Pour ce travail le jury n’a pas tari d’éloges à l’endroit de son auteure car, selon son président, il s’agit d’un: « exposé lumineux sur tous ses aspects. Parce qu’il pose les bases de la refondation de notre culture ». Le professeur METATEYOU Emmanuel sait et doit le reconnaitre car, en effet, les comptines et les berceuses peuvent contribuer à mieux comprendre la socioculture d’un peuple.
Et le travail de Ruth Ludwine TCHINDA FOMETIO épouse EVINA est d’autant intéressant qu’il ouvre de nouvelles perspectives aux autres chercheurs pour approfondir les éléments culturels qui permettraient de mieux comprendre et connaître l’Homme, quelle que soit sa région linguistique. Le Cas spécifique Yemba enseigne qu’il s’agit d’un peuple en action et dynamique.Les chercheurs sur le dynamisme bamiléké ont de quoi se nourrir.

Avant que le jury se retire pour se concerter dans le but de rendre son verdict, la Salle avait déjà affecté au travail présenté et défendu par Ruth Ludwine TCHINDA FOMETIO épouse EVINA la plus grande mention qui soit pour ce type de travail: la « Mention Très Honorable avec Félicitations du Jury ». Le Jury n’a pas trahi cette conviction populaire.
De quoi reconnaître le doigté et l’esprit rigoureux du directeur de cette recherche, le professeur Jacques CHATUE ne blague pas lorsqu’il déclare, en habillant son disciple de sa toge de couleur pourpre: « le doctorat est un diplôme universel. Sachez que comme elle parle ici à Dschang elle pourra être amené à parle à Washington. Si demain vous entendez qu’elle va à Tokyo, à Pékin, ne vous étonnez pas.»

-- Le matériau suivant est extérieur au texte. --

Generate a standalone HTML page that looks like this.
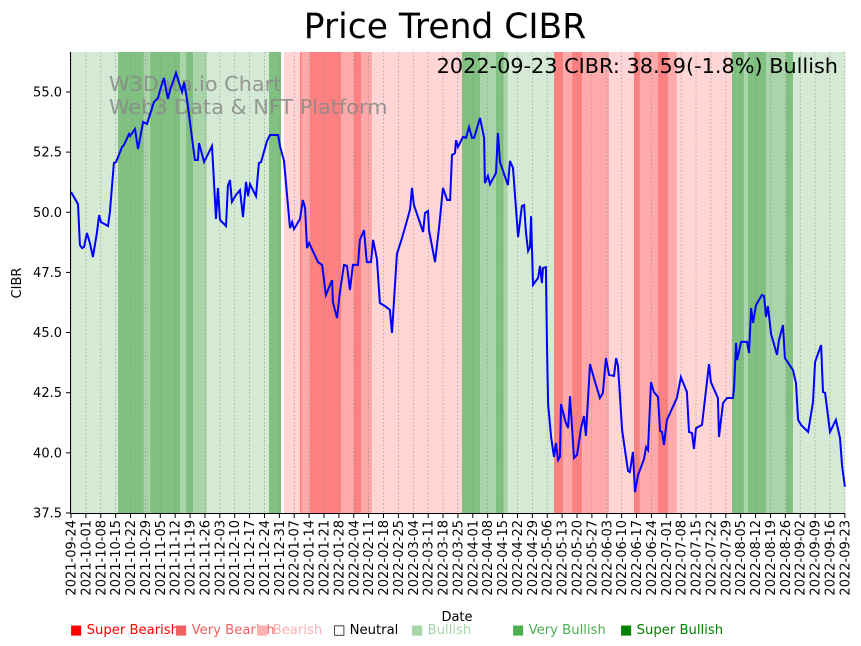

La composition du jury de soutenance s’est présentée comme ci-après :
Président : METATEYOU Emmanuel, professeur, (Université de Yaoundé I
Rapporteurs/Directeurs : – Jacques CHATUE, professeur (Université de Dschang)
– MAKOUNGANG KAKEU Marie, Chargé de Cours (Université de Dschang)
Membres/Examinateurs : – NDONG AROGA Joseph, Professeur (Université de Yaoundé I)
– NGANGOP Joseph, Maitre de Conférences (Université de Dschang)
– TARKA FAI Gilbert, Maitre de conférences, (Université de Bamenda)
Le travail est satisfaisant. Mais la maman, madame TCHINDA Rose (Directrice de l’École Maternelle les Hirondelles) a pris goût en assistant à cette soutenance. Selon elle, l’école n’est pas finie. Docteur TCHINDA FOMETIO devra poursuite ses recherches. Afin qu’un jour elle devienne comme ses professeurs.

« Je suis entrain de redescendre sur terre. Avant d’arriver ici je parlais de soutenance depuis quelques années déjà, mais j’ignorais ce qu’elle était exactement. Je ne parvenais pas à imaginer la quantité et la pertinence de connaissances que pourra étaler cette enfant face à des professeurs qui ont fini l’école. Nous tous avons vu ce qui s’est passé. Le jury a dit qu’elle est travailleuse et humble. Je lui recommande la même attitude et les prières, parce que le chemin est encore long. »
*« Tem pek laa mezi» est une comptine qui parle d’une femme qui a abandonné le foyer conjugal croyant trouver mieux ailleurs. Elle détruit le bonheur qu’ils ont mis du temps à bâtir. Après plusieurs tours elle revient dans un foyer détruit qu’elle va se remettre à bricoler. La morale c’est que malgré les épreuves il vaut mieux de supporter. Car jamais on ne parviendrait à reconstruit à l’identique l’œuvre que l’on a laissé s’écrouler.